Budget Plan From Governor, Democratic Legislative Leaders Draws Fire From Frederick County Republican

Senator Bill Folden says it’s more taxes and fees.

Frederick County  Senator Bill Folden

Frederick, Md (KM) The 2025 Maryland General Assembly needs to vote on a balanced budget before its session ends next month. Governor Wes Moore, House of Delegates Speaker Adrienne Jones and Senate President Bill Ferguson have put together a plan to help close the state’s budget gap of over $3 billion. It relies less on personal income tax increases, and more on spending cuts. There is an increase in taxes on Maryland’s wealthiest citizens, and a reduction or no change when it comes to taxes levied on 94 percent of the state’s population.

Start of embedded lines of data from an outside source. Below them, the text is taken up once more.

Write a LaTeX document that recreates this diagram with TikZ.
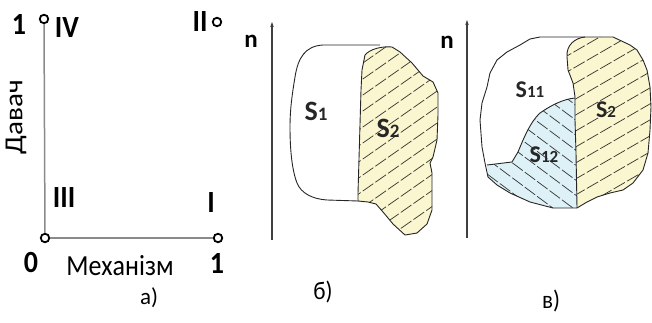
\documentclass[tikz,border=0pt]{standalone}
\usepackage{fontspec}
\setmainfont{Carlito}
\usetikzlibrary{arrows.meta}
\definecolor{axisgray}{HTML}{8A8A8A}
\definecolor{yfill}{HTML}{FAF6CF}
\definecolor{bfill}{HTML}{DDF1F6}
\newcommand\fs[1]{\fontsize{#1}{#1}\selectfont}
\newcommand\slab[3]{{\fs{#1}S}{\fs{#2}#3}}
\tikzset{
  pt/.style={circle,draw=black,fill=white,line width=1.8pt,inner sep=0pt,minimum size=8.5pt},
  axis/.style={draw=axisgray,line width=1.5pt},
  num/.style={font=\fs{28}\bfseries,inner sep=0pt,yscale=1.1},
  lbl/.style={font=\fs{23},inner sep=0pt},
  biglbl/.style={font=\fs{26},inner sep=0pt,yscale=1.12},
  slbl/.style={inner sep=0pt,font=\bfseries,text=black!85},
  outline/.style={draw=black!85,line width=0.9pt},
  hatch/.style={draw=black!80,line width=0.7pt,dash pattern=on 13pt off 2.5pt},
  naxis/.style={draw=black!75,line width=1.1pt,-{Stealth[length=5pt,width=3.5pt]}},
}
\begin{document}
\begin{tikzpicture}[x=1pt,y=-1pt]
\useasboundingbox (0,0) rectangle (652,323);
% ---------- panel a ----------
\node[pt] (pIV) at (44,19) {};
\node[pt] (pII) at (217,22) {};
\node[pt] (pO) at (45,238) {};
\node[pt] (pI) at (218,238) {};
\draw[axis] (pO) -- (pIV);
\draw[axis] (pO) -- (pI);
\node[num] (one1) at (19,25) {1};
\node[num] (tIV) at (67,28) {IV};
\node[num] (tII) at (200,22) {II};
\node[num] (tIII) at (64,198) {III};
\node[num] (tI) at (211,203) {I};
\node[num] (zero) at (31,263) {0};
\node[num] (one2) at (217,263) {1};
\node[biglbl] (mech) at (120,266) {Механізм};
\node[biglbl,rotate=90] (dav) at (16,117) {Давач};
\node[lbl] (la) at (149,298) {а)};
% ---------- panel b ----------
\coordinate (nb0) at (272,240);
\coordinate (nb1) at (272,22);
\draw[naxis] (nb0) -- (nb1);
\node[font=\fs{25}\bfseries,inner sep=0pt] (nb) at (251,41) {n};
% S2 region
\def\bSii{(365,55) .. controls (370,49) and (382,46) .. (392,47)
  -- (400,52) -- (412,63) -- (423,76) -- (433,82) -- (438,93) -- (438,115)
  -- (437,140) -- (433,157) -- (430,163) -- (432,173) -- (432,190) -- (432,210)
  -- (427,224) -- (417,233) -- (405,235) -- (393,224) -- (383,212) -- (376,204)
  -- (368,202) -- (358,201) -- (358,193) -- (361,90) -- (362,70) -- cycle}
\path[fill=yfill] \bSii;
\begin{scope}
\clip \bSii;
\foreach \y in {72,88,...,330} \draw[hatch] (350,\y) -- ++(100,-70);
\end{scope}
\draw[outline] \bSii;
% S1 outline
\draw[outline] (380,45) -- (323,45) .. controls (305,46) and (298,58) .. (295,77)
  .. controls (292,95) and (290,110) .. (290,127)
  .. controls (290,150) and (292,170) .. (297,183)
  .. controls (301,193) and (312,199) .. (327,200) -- (358,201);
\node[slbl] (s1) at (316,111) {\slab{28}{19}{1}};
\node[slbl] (s2b) at (388,128) {\slab{28}{19}{2}};
\node[lbl,yscale=1.1] (lb) at (323,292) {б)};
% ---------- panel c ----------
\coordinate (nc0) at (467,238);
\coordinate (nc1) at (467,20);
\draw[naxis] (nc0) -- (nc1);
\node[font=\fs{25}\bfseries,inner sep=0pt] (nc) at (447,42) {n};
% S2 region (yellow)
\def\cSii{(585,37) -- (613,37) -- (630,45) -- (637,50) -- (643,60) -- (647,70)
  -- (650,87) -- (651,107) -- (650,130) -- (648,153) -- (643,170) -- (633,183)
  -- (623,190) -- (610,193) -- (597,197) -- (587,202) -- (577,208)
  -- (576,153) -- (575,120) -- (575,97) -- (573,83) -- (568,70) -- (567,57)
  .. controls (566,45) and (575,38) .. (585,37) -- cycle}
\path[fill=yfill] \cSii;
\begin{scope}
\clip \cSii;
\foreach \y in {60,76,...,330} \draw[hatch] (560,\y) -- ++(95,-55);
\end{scope}
% S12 region (blue)
\def\cSxii{(575,98) .. controls (563,99) and (550,106) .. (540,113)
  .. controls (530,122) and (523,140) .. (518,152) -- (512,162) -- (487,165)
  -- (488,177) -- (497,185) -- (510,193) -- (530,202) -- (553,208) -- (577,208)
  -- (576,153) -- (575,120) -- cycle}
\path[fill=bfill] \cSxii;
\begin{scope}
\clip \cSxii;
\foreach \y in {0,15,...,220} \draw[hatch] (475,\y) -- ++(110,82);
\end{scope}
% outlines
\draw[outline] (540,37) -- (613,37) -- (630,45) -- (637,50) -- (643,60) -- (647,70)
  -- (650,87) -- (651,107) -- (650,130) -- (648,153) -- (643,170) -- (633,183)
  -- (623,190) -- (610,193) -- (597,197) -- (587,202) -- (577,208)
  -- (553,208) -- (530,202) -- (510,193) -- (497,185) -- (488,177) -- (485,163)
  -- (482,147) -- (480,120) -- (482,103) -- (487,87) -- (490,73) -- (497,60)
  -- (507,52) -- (520,45) -- (530,39) -- cycle;
\draw[outline] (577,208) -- (576,153) -- (575,120) -- (575,97) -- (573,83)
  -- (568,70) -- (567,57) .. controls (566,45) and (575,38) .. (585,37);
\draw[outline] (575,98) .. controls (563,99) and (550,106) .. (540,113)
  .. controls (530,122) and (523,140) .. (518,152) -- (512,162) -- (487,165);
\node[slbl] (s11) at (530,90) {\slab{24}{17}{11}};
\node[slbl] (s2c) at (606,110) {\slab{24}{17}{2}};
\node[slbl] (s12) at (544,155) {\slab{24}{17}{12}};
\node[lbl,yscale=1.1] (lc) at (551,301) {в)};
\end{tikzpicture}
\end{document}
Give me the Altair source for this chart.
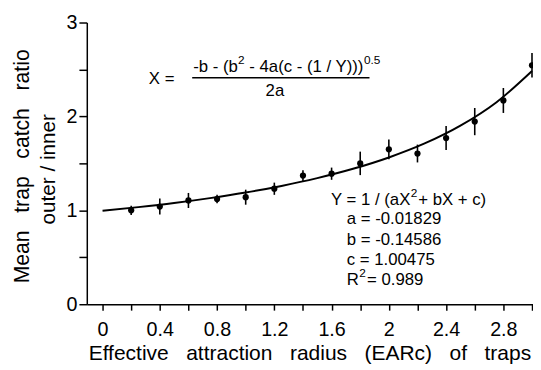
import altair as alt
import pandas as pd

FONT = "Liberation Sans"

# ---- data ----
radius = [0.2, 0.4, 0.6, 0.8, 1.0, 1.2, 1.4, 1.6, 1.8, 2.0, 2.2, 2.4, 2.6, 2.8, 3.0]
ratio = [1.00, 1.04, 1.105, 1.12, 1.14, 1.23, 1.37, 1.39, 1.50, 1.65, 1.605, 1.77, 1.945, 2.17, 2.545]
err = [0.05, 0.085, 0.08, 0.045, 0.08, 0.065, 0.058, 0.065, 0.125, 0.105, 0.095, 0.128, 0.145, 0.133, 0.131]

curve_x = [0.0, 0.25, 0.5, 0.75, 1.0, 1.25, 1.5, 1.75, 2.0, 2.25, 2.5, 2.75, 3.0]
curve_y = [0.995, 1.034, 1.078, 1.130, 1.190, 1.260, 1.343, 1.442, 1.563, 1.712, 1.902, 2.149, 2.484]

x_ticks = [0, 0.2, 0.4, 0.6, 0.8, 1.0, 1.2, 1.4, 1.6, 1.8, 2.0, 2.2, 2.4, 2.6, 2.8, 3.0]
y_ticks = [0, 0.5, 1, 1.5, 2, 2.5, 3]

pts = pd.DataFrame({"x": radius, "y": ratio, "e": err})
curve_df = pd.DataFrame({"x": curve_x, "y": curve_y})
one = pd.DataFrame({"k": [0]})

xscale = alt.Scale(domain=[-0.11, 3.007], nice=False, zero=False)
yscale = alt.Scale(domain=[0, 3], nice=False, zero=False)

xaxis = alt.Axis(values=x_ticks, tickSize=6, labelPadding=26, labelBaseline="alphabetic", format="~g",
                 labelExpr="abs(datum.value/0.4 - round(datum.value/0.4)) < 0.01 ? datum.label : ''",
                 title=None, labelFlush=False, labelOverlap=False)
yaxis = alt.Axis(values=y_ticks, tickSize=8, labelPadding=2, labelBaseline="middle", format="~g",
                 labelExpr="datum.value % 1 == 0 ? datum.label : ''", title=None, labelOverlap=False)

curve = alt.Chart(curve_df).mark_line(color="black", strokeWidth=2, interpolate="monotone").encode(
    x=alt.X("x:Q", scale=xscale, axis=xaxis),
    y=alt.Y("y:Q", scale=yscale, axis=yaxis),
)

bars = alt.Chart(pts).transform_calculate(
    lo="datum.y - datum.e", hi="datum.y + datum.e"
).mark_rule(color="black", strokeWidth=1.6).encode(
    x=alt.X("x:Q", scale=xscale, axis=xaxis),
    y=alt.Y("lo:Q", scale=yscale, axis=yaxis),
    y2="hi:Q",
)

dots = alt.Chart(pts).mark_circle(color="black", opacity=1, size=40).encode(
    x=alt.X("x:Q", scale=xscale, axis=xaxis),
    y=alt.Y("y:Q", scale=yscale, axis=yaxis),
)


def label(text, x, y, size=17, align="left", angle=0):
    kw = dict(text=text, font=FONT, fontSize=size, align=align, baseline="alphabetic", color="black")
    if angle:
        kw["angle"] = angle
    return alt.Chart(one).mark_text(**kw).encode(x=alt.value(x), y=alt.value(y))


NB3 = "\u00a0\u00a0\u00a0"
texts = [
    # formula
    label("X =", 63, 62),
    label("-b - (b", 108, 50.5),
    label("2", 153.5, 42.5, size=12),
    label("- 4a(c - (1 / Y)))", 165, 50.5),
    label("0.5", 281.3, 42.5, size=12),
    label("2a", 191, 75, align="center"),
    # fit block
    label("Y = 1 / (aX", 248, 185),
    label("2", 329, 177, size=12),
    label("+ bX + c)", 336.5, 185),
    label("a = -0.01829", 264, 204.5),
    label("b = -0.14586", 264, 225.5),
    label("c = 1.00475", 264, 246),
    label("R", 264, 266.5),
    label("2", 276.5, 258.5, size=12),
    label("= 0.989", 284.5, 266.5),
    # axis titles
    label(NB3.join(["Effective", "attraction", "radius", "(EARc)", "of", "traps"]), 226.5, 343, size=21.3, align="center"),
    label(NB3.join(["Mean", "trap", "catch", "ratio"]), -59, 146, size=21.5, align="center", angle=270),
    label("outer / inner", -32, 149, size=21, align="center", angle=270),
]

frac = alt.Chart(one).mark_rule(color="black", strokeWidth=1.5).encode(
    x=alt.value(107), x2=alt.value(287), y=alt.value(56)
)

chart = alt.layer(curve, bars, dots, frac, *texts).properties(
    width=453, height=286,
    autosize=alt.AutoSizeParams(type="none"),
    padding={"left": 80, "top": 12, "right": 0, "bottom": 62},
).configure_view(stroke=None).configure_axis(
    grid=False, domainColor="black", tickColor="black", labelColor="black",
    labelFont=FONT, labelFontSize=20, domainWidth=1.5, tickWidth=1.5,
)

chart.save("out.html", embed_options={"renderer": "svg", "actions": False})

There is no business-to-business tax, or a fee on retail deliveries as was discussed previously. . But there is 3 percent tax on data and information technology services.

“We can start by unpacking with just some baby wipes,” says Frederick County Republican State Senator Bill Folden. “It’s terrible.”

Folden, who was a recent guest on WFMD”s “Morning News Express,”  says it’s more of the same. “It’s just more fees and burdens on everyday Marylanders and small business owners. It’s just making it more difficult to live in state that we all live in and grew up in for many, and love,”  he says.

Senator Folden commented on the part of the plan that taxes at a 3 percent rate   data and information technology services. “A lot of people say ‘aw good, the business-to-business tax is gone.’ But the Governor was very strategic in his wording when he said there would be no broad business-to-business tax. And I posted about that saying ‘broad is just another way of saying we’re just going to focus in on a few that are going to get us the most money,'” he said.

“Regardless of what businesses it applies to, fellas, it’s going to affect those industries and it’s going to be passed on to the consumer. There’s no other way for them to survive,” says Folden.

Maryland needs to be more business friendly, and not rely mostly on federal workers who live within the immediate Washington DC area.

When this budget plan comes before the General Assembly, Folden says he expects Democrats will vote for it, including those in the Frederick County Delegation. “If you’re to see the delegation, it’s going to be along party lines,:” he says.  “The Democrats vote with what the upper left button says. There’s very few that vote their conscience and are willing to buck the system because they all have their own programs they want to get through.”

As for Senator Folden, he says it’s a “no”  vote. “I won’t do it until they do some serious cuts and go and take away the special interest programs that have been on the books, some of them 15 or 20 years, and start carving them out. because they don’t even keep track of the value of the programs in a lot of case,”: he says.

The General Assembly needs to vote on a balanced budget before it  adjourns  sine die on April 7th, 2025.